The 4350water Blog highlights some of the issues relating to proposals for potable reuse in Toowoomba and South East Qld. 4350water blog looks at related political issues as well.

Friday, September 26, 2008

Is this person really ready for high office ...



It's rare that you see a candidate for such high office have no clue whatsoever about what's going on around her ...

3 Comments:

Anonymous Anonymous said...

A train wreck ..

1:19 PM, September 26, 2008

 
Anonymous Anonymous said...

'I have foreign policy experience because Putin may have to fly over Alaska.' Please!

2:09 PM, September 26, 2008

 
Anonymous Anonymous said...

AAP:

Palin gets another media savaging

27th September 2008

Republican running mate Sarah Palin, after again laying claim to foreign policy expertise because Alaska is near Russia, has suffered a media roasting with one conservative calling on her to quit.

Pro-Republican columnist Kathleen Parker, writing in the National Review, said the Alaska governor was now such an embarrassment to the party that she should step down as John McCain's vice-presidential nominee.

"Palin's recent interviews with Charles Gibson (ABC News), Sean Hannity (Fox News) and now Katie Couric have all revealed an attractive, earnest, confident candidate. Who Is Clearly Out Of Her League," Parker said.

In her third session with a television interviewer, this time with CBS News anchor Couric, Palin struggled to offer examples of McCain's claim to regulatory zeal at a time when Wall Street is reeling from financial crisis.

In the interview, which aired in two parts on Wednesday and Thursday nights, Palin also said US forces had secured "victory" in Iraq, a bolder assertion than McCain has offered.

Pressed on why Alaska's geographic location enhanced her world knowledge, Palin said: "Well, it certainly does, because our, our next-door neighbours are foreign countries, there in the state that I am the executive of."

She said when Russian prime minister Vladimir Putin "rears his head and comes into the airspace of the United States of America, where do they go? It's Alaska."

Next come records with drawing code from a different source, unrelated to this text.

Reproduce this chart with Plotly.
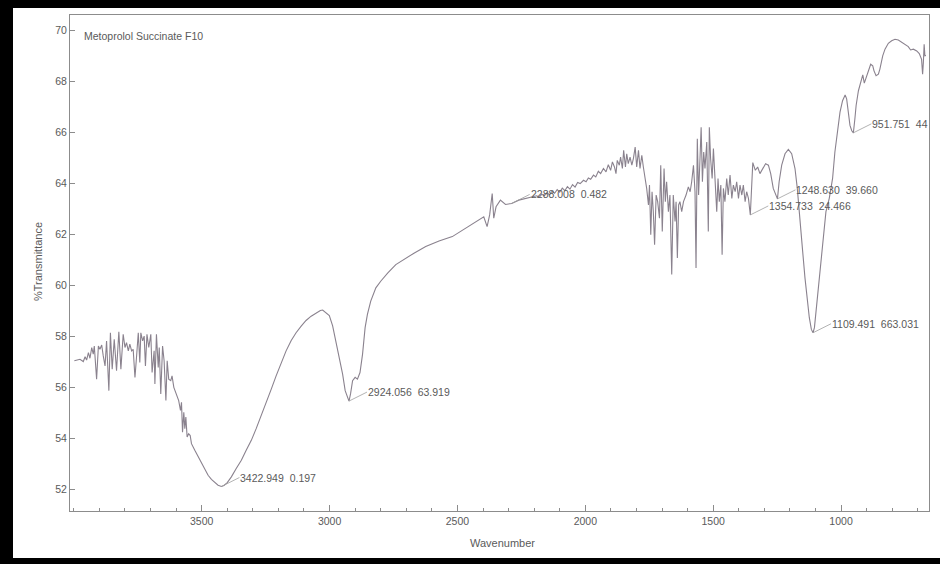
import numpy as np
import plotly.graph_objects as go

# FTIR spectrum: wavenumber (cm-1) and %Transmittance
wavenumber = [
    3998, 3988, 3976, 3963, 3956, 3950, 3943, 3937, 3930, 3924, 3920, 3911, 3904, 3898,
    3891, 3885, 3878, 3872, 3863, 3857, 3850, 3842, 3833, 3824, 3816, 3807, 3800, 3794,
    3787, 3781, 3774, 3768, 3761, 3755, 3748, 3742, 3738, 3731, 3725, 3720, 3714, 3707,
    3699, 3694, 3686, 3683, 3677, 3670, 3666, 3660, 3653, 3647, 3640, 3635, 3629, 3621,
    3616, 3609, 3601, 3595, 3590, 3583, 3579, 3575, 3570, 3566, 3562, 3557, 3551, 3545,
    3540, 3527, 3514, 3501, 3488, 3475, 3462, 3449, 3436, 3422.949, 3413, 3400, 3384,
    3365, 3345, 3326, 3306, 3287, 3267, 3248, 3228, 3209, 3189, 3170, 3150, 3131, 3111,
    3092, 3072, 3053, 3036, 3027, 3014, 3001, 2988, 2975, 2962, 2949, 2939, 2924.056,
    2918, 2910, 2900, 2891, 2881, 2871, 2861, 2852, 2839, 2819, 2800, 2773, 2741, 2702,
    2670, 2624, 2572, 2520, 2468, 2429, 2397, 2384, 2374, 2364, 2358, 2349, 2332, 2312,
    2288.008, 2260, 2230, 2208, 2190, 2180, 2170, 2160, 2150, 2140, 2130, 2120, 2110,
    2100, 2090, 2080, 2070, 2060, 2050, 2040, 2030, 2020, 2007, 1997, 1988, 1979, 1968,
    1959, 1949, 1940, 1929, 1919, 1910, 1901, 1894, 1886, 1880, 1875, 1867, 1862, 1855,
    1850, 1843, 1838, 1832, 1825, 1818, 1812, 1805, 1799, 1792, 1786, 1779, 1773, 1766,
    1760, 1753, 1749, 1744, 1739, 1734, 1729, 1723, 1717, 1710, 1705, 1699, 1692, 1687,
    1682, 1675, 1669, 1662, 1656, 1649, 1645, 1640, 1635, 1630, 1623, 1616, 1606, 1597,
    1590, 1584, 1577, 1571, 1567, 1562, 1557, 1551, 1547, 1542, 1537, 1532, 1525, 1519,
    1515, 1510, 1504, 1499, 1493, 1486, 1481, 1476, 1470, 1465, 1460, 1454, 1447, 1441,
    1434, 1427, 1421, 1414, 1408, 1401, 1395, 1388, 1382, 1375, 1369, 1362, 1354.733,
    1345, 1335, 1326, 1317, 1306, 1295, 1284, 1275, 1265, 1257, 1248.630, 1242, 1232,
    1219, 1206, 1193, 1180, 1171, 1160, 1150, 1141, 1132, 1124, 1116, 1109.491, 1104,
    1095, 1085, 1072, 1059, 1046, 1033, 1024, 1013, 1004, 994, 984, 978, 971, 965, 958,
    951.751, 946, 941, 932, 923, 915, 909, 902, 893, 884, 876, 871, 863, 854, 848, 837,
    828, 815, 802, 789, 776, 763, 750, 737, 728, 717, 704, 694, 685, 681, 678, 675, 672,
    668,
]
transmittance = [
    57.03, 57.06, 57.09, 57.00, 57.19, 57.06, 57.35, 57.13, 57.55, 57.29, 57.61, 56.31, 57.61, 57.48,
    57.65, 57.22, 56.83, 57.81, 55.86, 58.13, 56.70, 57.87, 56.64, 58.17, 56.70, 58.07, 57.55, 57.74,
    57.42, 57.68, 57.42, 57.48, 56.38, 57.16, 58.13, 56.96, 58.13, 57.81, 58.00, 56.83, 58.07, 57.55,
    58.07, 56.57, 57.42, 56.12, 58.07, 56.77, 57.55, 55.73, 57.61, 57.03, 55.47, 57.03, 56.31, 56.25,
    56.44, 55.99, 55.73, 55.60, 55.47, 55.08, 55.40, 54.23, 55.01, 54.37, 54.82, 54.04, 54.17, 54.10,
    53.78, 53.52, 53.26, 53.00, 52.74, 52.54, 52.38, 52.25, 52.15, 52.10, 52.14, 52.25, 52.48,
    52.81, 53.13, 53.52, 53.91, 54.37, 54.88, 55.40, 55.92, 56.44, 56.96, 57.42, 57.83, 58.13, 58.39,
    58.61, 58.78, 58.90, 59.00, 59.02, 58.92, 58.80, 58.40, 57.81, 57.16, 56.51, 55.86, 55.45,
    55.73, 56.25, 56.38, 56.31, 56.57, 57.29, 58.33, 58.85, 59.37, 59.89, 60.15, 60.47, 60.80, 61.06,
    61.25, 61.51, 61.73, 61.90, 62.23, 62.51, 62.68, 62.29, 62.75, 63.59, 62.62, 63.07, 63.33, 63.16,
    63.20, 63.33, 63.40, 63.46, 63.50, 63.44, 63.56, 63.50, 63.62, 63.54, 63.68, 63.60, 63.74,
    63.64, 63.80, 63.70, 63.86, 63.76, 63.94, 63.84, 64.02, 63.98, 64.11, 64.05, 64.20, 64.15, 64.31,
    64.24, 64.46, 64.37, 64.57, 64.44, 64.72, 64.50, 64.83, 64.63, 64.37, 64.89, 64.70, 65.02, 64.57,
    65.28, 64.63, 65.15, 64.76, 65.02, 64.70, 64.96, 65.41, 64.63, 65.28, 64.57, 65.09, 64.63, 64.18,
    63.79, 63.14, 63.92, 61.97, 63.66, 62.88, 61.58, 63.53, 63.27, 62.62, 64.70, 62.10, 64.57, 63.27,
    64.05, 62.88, 63.53, 60.41, 63.53, 62.49, 63.27, 61.06, 63.14, 63.27, 62.88, 63.27, 63.53, 63.85,
    63.66, 64.05, 64.70, 63.66, 60.67, 65.74, 63.53, 65.09, 66.19, 64.05, 65.22, 64.57, 65.61, 62.10,
    66.19, 64.96, 64.18, 65.35, 63.92, 62.88, 64.18, 63.27, 63.92, 61.19, 63.79, 63.27, 64.18, 63.53,
    64.31, 63.40, 63.92, 63.66, 64.05, 63.40, 63.92, 63.53, 63.92, 63.27, 63.66, 63.40, 62.75,
    64.80, 64.50, 64.63, 64.37, 64.57, 64.76, 64.70, 64.37, 63.79, 63.55, 63.38, 64.05, 64.70,
    65.15, 65.32, 65.15, 64.57, 63.79, 62.62, 61.32, 60.28, 59.37, 58.72, 58.26, 58.13, 58.33,
    59.24, 60.54, 61.84, 62.88, 63.40, 64.18, 65.22, 66.13, 66.78, 67.23, 67.45, 67.30, 66.78, 66.26, 66.05,
    65.97, 66.50, 67.04, 67.62, 67.98, 68.24, 67.92, 68.14, 68.47, 68.66, 68.60, 68.40, 68.21, 68.27, 68.47, 68.99,
    69.25, 69.48, 69.58, 69.64, 69.61, 69.53, 69.44, 69.35, 69.22, 69.25, 69.18, 69.08, 68.85, 68.27, 68.73, 69.44, 68.99,
    69.00,
]

# Picked peaks and their printed labels
peak_wn = [3422.949, 2924.056, 2288.008, 1354.733, 1248.630, 1109.491, 951.751]
peak_labels = [
    "3422.949  0.197",
    "2924.056  63.919",
    "2288.008  0.482",
    "1354.733  24.466",
    "1248.630  39.660",
    "1109.491  663.031",
    "951.751  44",
]

x_ticks = [3500, 3000, 2500, 2000, 1500, 1000]
y_ticks = [52, 54, 56, 58, 60, 62, 64, 66, 68, 70]

W, H = 940, 564
L, R, T, B = 70, 11, 15, 53
PW, PH = W - L - R, H - T - B

FONT = "Liberation Sans, Arial, sans-serif"
LINE_C = "#8c8c8c"
TEXT_C = "#5a5a5a"
TRACE_C = "#8a828e"


def px_x(p):
    return (p - L) / PW


def px_y(p):
    return (H - B - p) / PH


fig = go.Figure()
fig.add_trace(go.Scatter(
    x=wavenumber, y=transmittance, mode="lines",
    line=dict(color=TRACE_C, width=1.1), hoverinfo="skip", showlegend=False,
))

wn_sorted = np.array(wavenumber)[::-1]
tr_sorted = np.array(transmittance)[::-1]

annotations = []
for wn, label in zip(peak_wn, peak_labels):
    t = float(np.interp(wn, wn_sorted, tr_sorted))
    annotations.append(dict(
        x=wn, y=t, xref="x", yref="y", text=label.replace(" ", "\u00a0"),
        showarrow=True, arrowhead=0, arrowwidth=0.8, arrowcolor="#a0a0a0",
        ax=18, ay=-9, xanchor="left", yanchor="middle",
        font=dict(family=FONT, size=10.5, color=TEXT_C), borderpad=0,
    ))

annotations += [
    dict(text="Metoprolol Succinate F10", xref="paper", yref="paper",
         x=px_x(82), y=px_y(36), xanchor="left", yanchor="middle", showarrow=False,
         font=dict(family=FONT, size=10.5, color=TEXT_C)),
    dict(text="%Transmittance", xref="paper", yref="paper", textangle=-90,
         x=px_x(38), y=px_y(262), xanchor="center", yanchor="middle", showarrow=False,
         font=dict(family=FONT, size=11, color=TEXT_C)),
    dict(text="Wavenumber", xref="paper", yref="paper",
         x=px_x(502), y=px_y(543), xanchor="center", yanchor="middle", showarrow=False,
         font=dict(family=FONT, size=11, color=TEXT_C)),
]

# Dark frame around the page
shapes = []
for x0, y0, x1, y1 in [(0, 0, W, 8), (0, 0, 13, H), (0, 558, W, H)]:
    shapes.append(dict(type="rect", xref="paper", yref="paper",
                       x0=px_x(x0), x1=px_x(x1), y0=px_y(y1), y1=px_y(y0),
                       fillcolor="black", line=dict(width=0), layer="above"))

fig.update_layout(
    width=W, height=H,
    margin=dict(l=L, r=R, t=T, b=B),
    paper_bgcolor="white", plot_bgcolor="white",
    font=dict(family=FONT, size=10.5, color=TEXT_C),
    annotations=annotations, shapes=shapes,
    xaxis=dict(
        range=[4015, 656], tickvals=x_ticks, ticks="inside", ticklen=6,
        tickcolor=LINE_C, showline=True, linecolor=LINE_C, linewidth=1, mirror=True,
        showgrid=False, zeroline=False,
        minor=dict(dtick=100, tick0=0, ticks="inside", ticklen=3, tickcolor=LINE_C, showgrid=False),
        tickfont=dict(family=FONT, size=10.5, color=TEXT_C),
    ),
    yaxis=dict(
        range=[51.14, 70.59], tickvals=y_ticks, ticks="inside", ticklen=5,
        tickcolor=LINE_C, showline=True, linecolor=LINE_C, linewidth=1, mirror=True,
        showgrid=False, zeroline=False,
        tickfont=dict(family=FONT, size=10.5, color=TEXT_C),
    ),
)

fig.write_html("out.html")
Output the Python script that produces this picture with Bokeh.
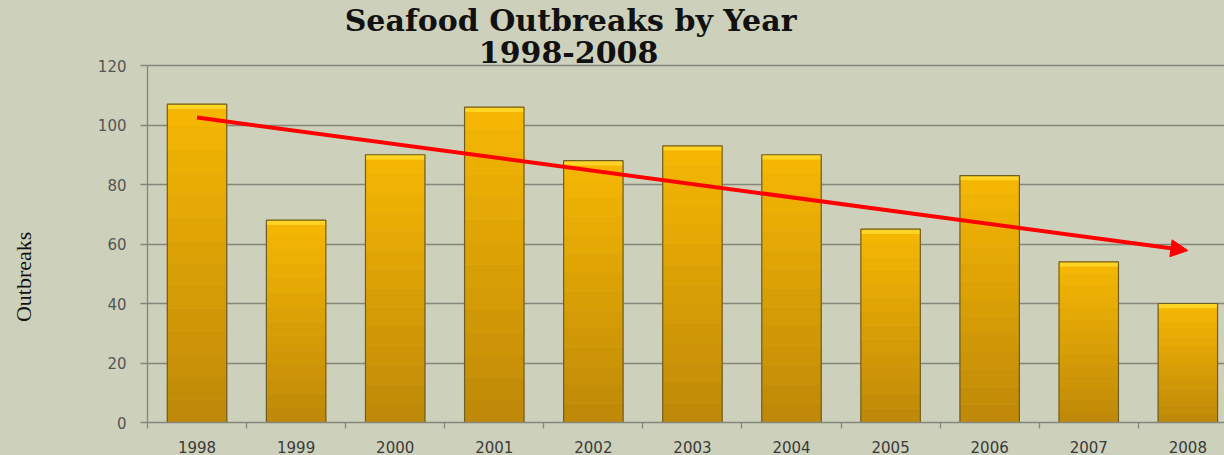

"It is from Alaska that we send those out to make sure that an eye is being kept on this very powerful nation, Russia, because they are right next to, they are right next to our state," Palin added.

The socially conservative governor, whose polling boost to McCain appears to be flagging, also said the US economy could be staring at another "Great Depression" - which McCain backed away from in his interview with Couric.

Asked to give examples of legislative action taken by McCain that could have headed off the financial crisis, Palin pointed to his call two years ago to rein in the bailed-out mortgage giants Freddie Mac and Fannie Mae.

Couric, noting McCain had been in Congress for 26 years, pushed Palin for further examples. "I'll try to find you some and I'll bring them to you," the Republican running mate said.

Baltimore Sun television critic David Zurawik contrasted Palin's interview with Couric to McCain's no-show on another CBS program, Late Show with David Letterman.

McCain cried off a scheduled appearance in New York with the acerbic funnyman, citing his urgent need to return to Washington to attend talks in Congress on an enormous economic bailout package.

But Letterman cut to a studio shot of McCain getting face powder applied at the very same time for his interview with Couric, and then mercilessly poked fun at the Republican during the rest of his show.

Zurawik said: "Between the two (TV appearances), it looks like some serious damage might have been done to the GOP (Grand Old Party/Republican) ticket."

The Boston Globe opined: "The honeymoon is over for Sarah Palin.

"After a third major TV interview, during which her performance was uneven at best, even fellow Republicans are having trouble enthusiastically backing their vice-presidential nominee," it said.

Palin wowed the conservative base when she was selected by McCain four weeks ago, but a new CNN/Opinion Research Corporation survey suggests 49 per cent of voters believe she lacks the leadership qualities required in a president.

The McCain campaign has kept Palin largely sequestered from the media, and several conservative writers had attacked Gibson for adopting a prosecutorial tone in the governor's debut national interview with ABC.

But in the National Review, Parker wrote that Palin had betrayed insufficient knowledge of economics or foreign policy to show that she was ready to step up should something befall the 72-year-old McCain.

"As we've seen and heard more from John McCain's running mate, it is increasingly clear that Palin is a problem," she said.